╭─ Available data

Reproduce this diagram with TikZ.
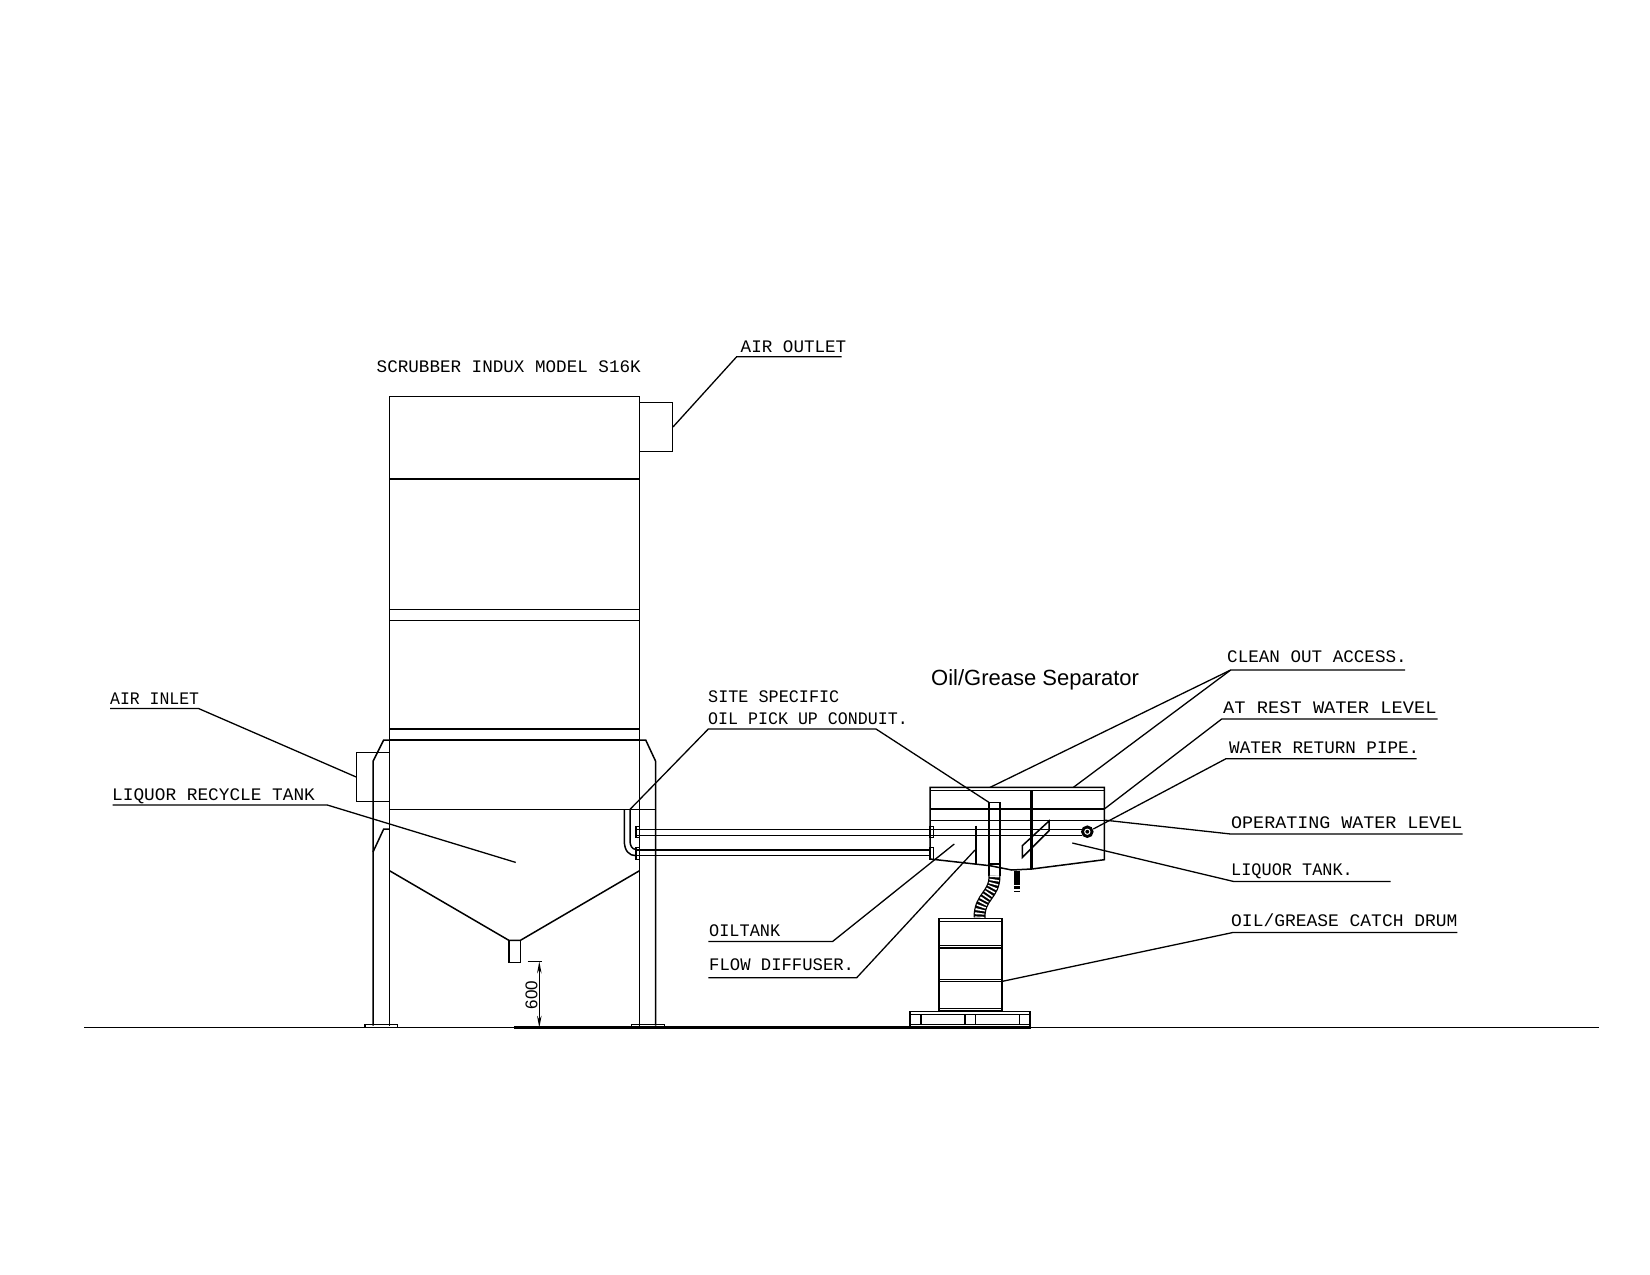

╰─
╭─ Available data

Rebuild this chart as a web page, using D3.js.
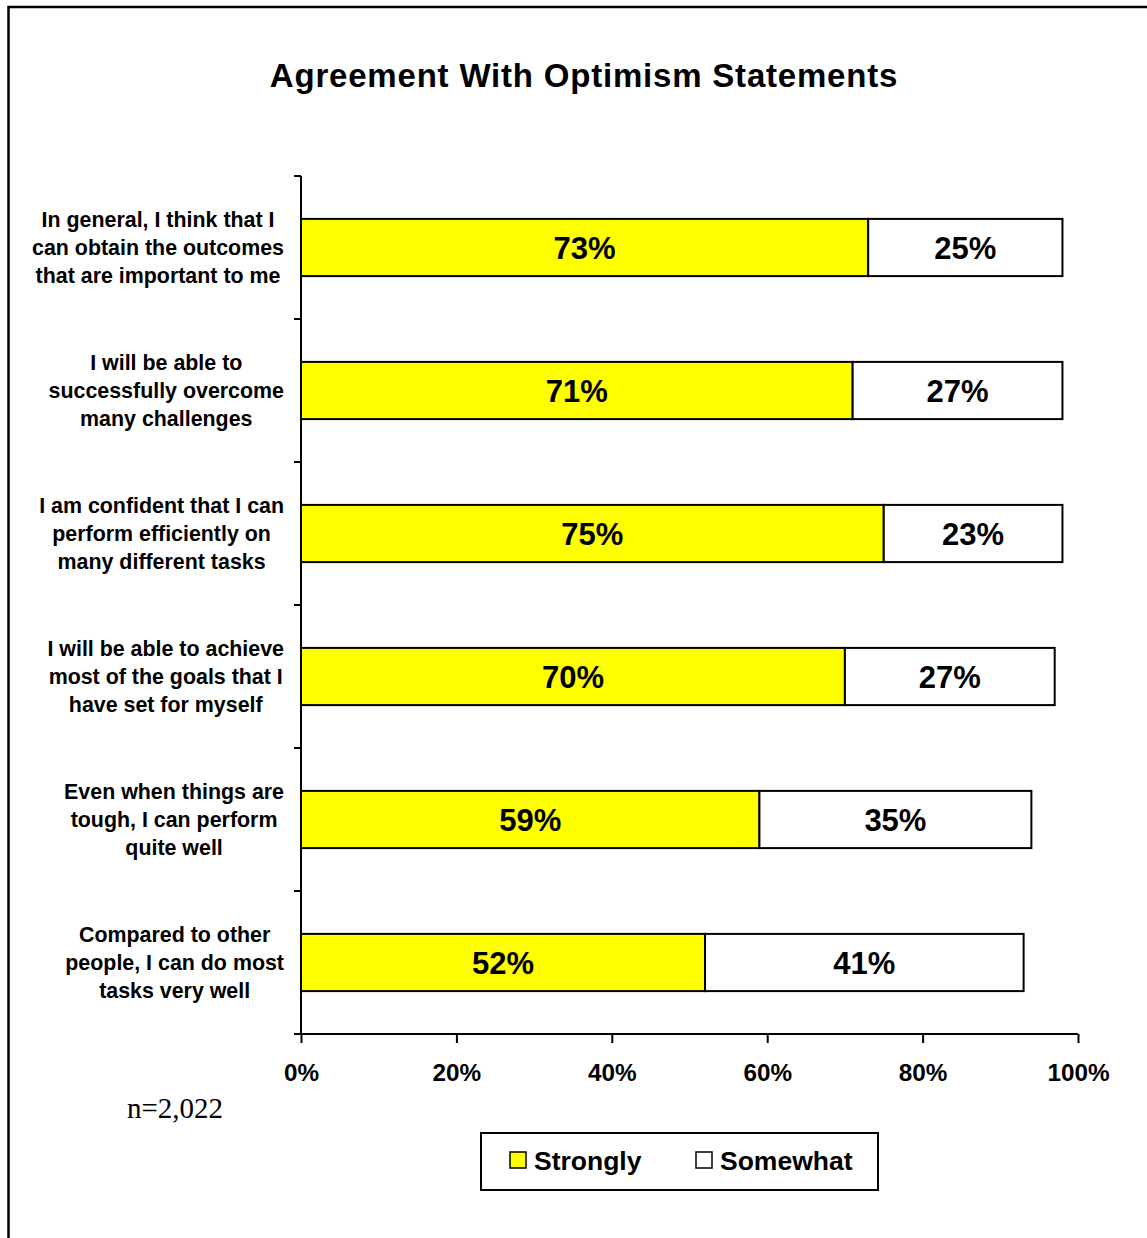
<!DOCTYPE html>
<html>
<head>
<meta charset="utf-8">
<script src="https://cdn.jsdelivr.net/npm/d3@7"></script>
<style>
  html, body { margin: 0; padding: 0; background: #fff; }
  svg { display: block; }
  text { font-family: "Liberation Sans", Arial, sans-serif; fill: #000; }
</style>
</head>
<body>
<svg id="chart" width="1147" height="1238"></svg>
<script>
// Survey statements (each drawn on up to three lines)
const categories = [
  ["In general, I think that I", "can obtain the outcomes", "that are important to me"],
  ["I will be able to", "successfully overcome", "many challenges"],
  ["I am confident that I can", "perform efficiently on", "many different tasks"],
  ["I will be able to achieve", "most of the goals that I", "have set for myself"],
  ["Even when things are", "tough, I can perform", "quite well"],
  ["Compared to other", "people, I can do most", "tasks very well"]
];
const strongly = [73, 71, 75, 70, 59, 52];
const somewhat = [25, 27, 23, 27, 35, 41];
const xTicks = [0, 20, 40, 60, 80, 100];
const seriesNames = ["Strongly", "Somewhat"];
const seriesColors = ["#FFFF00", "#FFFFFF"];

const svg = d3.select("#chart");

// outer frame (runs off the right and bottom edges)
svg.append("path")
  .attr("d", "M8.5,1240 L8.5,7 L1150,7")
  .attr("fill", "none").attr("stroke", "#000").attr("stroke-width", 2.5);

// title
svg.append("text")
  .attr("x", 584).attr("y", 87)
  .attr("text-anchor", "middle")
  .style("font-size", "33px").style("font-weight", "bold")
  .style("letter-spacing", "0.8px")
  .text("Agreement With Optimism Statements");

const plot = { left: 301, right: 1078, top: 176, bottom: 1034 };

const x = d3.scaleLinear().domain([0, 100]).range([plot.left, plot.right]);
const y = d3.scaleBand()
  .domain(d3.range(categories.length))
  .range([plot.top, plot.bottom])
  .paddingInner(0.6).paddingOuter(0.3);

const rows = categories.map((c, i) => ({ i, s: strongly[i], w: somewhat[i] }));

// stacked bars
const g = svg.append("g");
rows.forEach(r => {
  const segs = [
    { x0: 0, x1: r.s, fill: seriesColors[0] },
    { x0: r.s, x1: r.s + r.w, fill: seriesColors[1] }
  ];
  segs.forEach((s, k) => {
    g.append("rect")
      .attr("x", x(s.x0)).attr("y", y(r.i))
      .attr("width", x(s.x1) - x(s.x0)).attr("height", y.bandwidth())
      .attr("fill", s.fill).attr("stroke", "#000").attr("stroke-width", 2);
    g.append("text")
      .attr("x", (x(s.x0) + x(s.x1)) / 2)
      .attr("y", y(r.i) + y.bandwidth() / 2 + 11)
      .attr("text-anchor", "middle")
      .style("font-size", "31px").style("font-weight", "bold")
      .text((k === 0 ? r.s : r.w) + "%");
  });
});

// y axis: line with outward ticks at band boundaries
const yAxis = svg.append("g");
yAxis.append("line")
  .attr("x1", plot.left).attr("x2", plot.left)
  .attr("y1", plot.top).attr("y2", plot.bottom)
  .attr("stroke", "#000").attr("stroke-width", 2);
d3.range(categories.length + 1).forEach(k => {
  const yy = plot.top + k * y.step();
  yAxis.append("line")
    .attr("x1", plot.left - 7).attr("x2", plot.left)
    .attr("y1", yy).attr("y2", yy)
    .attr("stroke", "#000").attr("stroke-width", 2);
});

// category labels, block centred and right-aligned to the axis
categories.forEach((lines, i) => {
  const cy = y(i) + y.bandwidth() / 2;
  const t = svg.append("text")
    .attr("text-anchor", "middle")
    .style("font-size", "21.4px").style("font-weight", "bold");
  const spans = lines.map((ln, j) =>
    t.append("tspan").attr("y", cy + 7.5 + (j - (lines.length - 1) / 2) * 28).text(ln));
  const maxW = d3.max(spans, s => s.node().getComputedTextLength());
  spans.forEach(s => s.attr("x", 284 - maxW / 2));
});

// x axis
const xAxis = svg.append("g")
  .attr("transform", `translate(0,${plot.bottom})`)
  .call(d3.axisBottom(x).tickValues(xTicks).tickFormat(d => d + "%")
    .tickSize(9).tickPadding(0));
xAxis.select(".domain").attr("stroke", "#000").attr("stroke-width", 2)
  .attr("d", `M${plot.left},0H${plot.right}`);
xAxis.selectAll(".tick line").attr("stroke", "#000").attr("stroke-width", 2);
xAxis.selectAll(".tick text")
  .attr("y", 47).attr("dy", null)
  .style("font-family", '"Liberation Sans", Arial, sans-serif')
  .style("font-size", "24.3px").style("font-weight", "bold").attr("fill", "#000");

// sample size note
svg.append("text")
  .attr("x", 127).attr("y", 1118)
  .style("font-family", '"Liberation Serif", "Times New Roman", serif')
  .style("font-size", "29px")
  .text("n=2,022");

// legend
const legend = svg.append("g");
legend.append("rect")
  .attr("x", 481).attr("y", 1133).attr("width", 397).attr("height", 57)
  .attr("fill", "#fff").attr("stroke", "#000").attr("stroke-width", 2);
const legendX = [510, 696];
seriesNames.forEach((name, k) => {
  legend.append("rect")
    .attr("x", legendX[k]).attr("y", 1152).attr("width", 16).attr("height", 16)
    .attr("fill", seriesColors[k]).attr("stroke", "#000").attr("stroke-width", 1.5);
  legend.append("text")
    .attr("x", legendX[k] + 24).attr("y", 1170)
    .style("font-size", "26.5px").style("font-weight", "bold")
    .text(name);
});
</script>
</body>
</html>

╰─

◆ Problem statement: Look above for lines with the word "chart" and copy them all.

◆ Answer in full:
Rebuild this chart as a web page, using D3.js.
<svg id="chart" width="1147" height="1238"></svg>
const svg = d3.select("#chart");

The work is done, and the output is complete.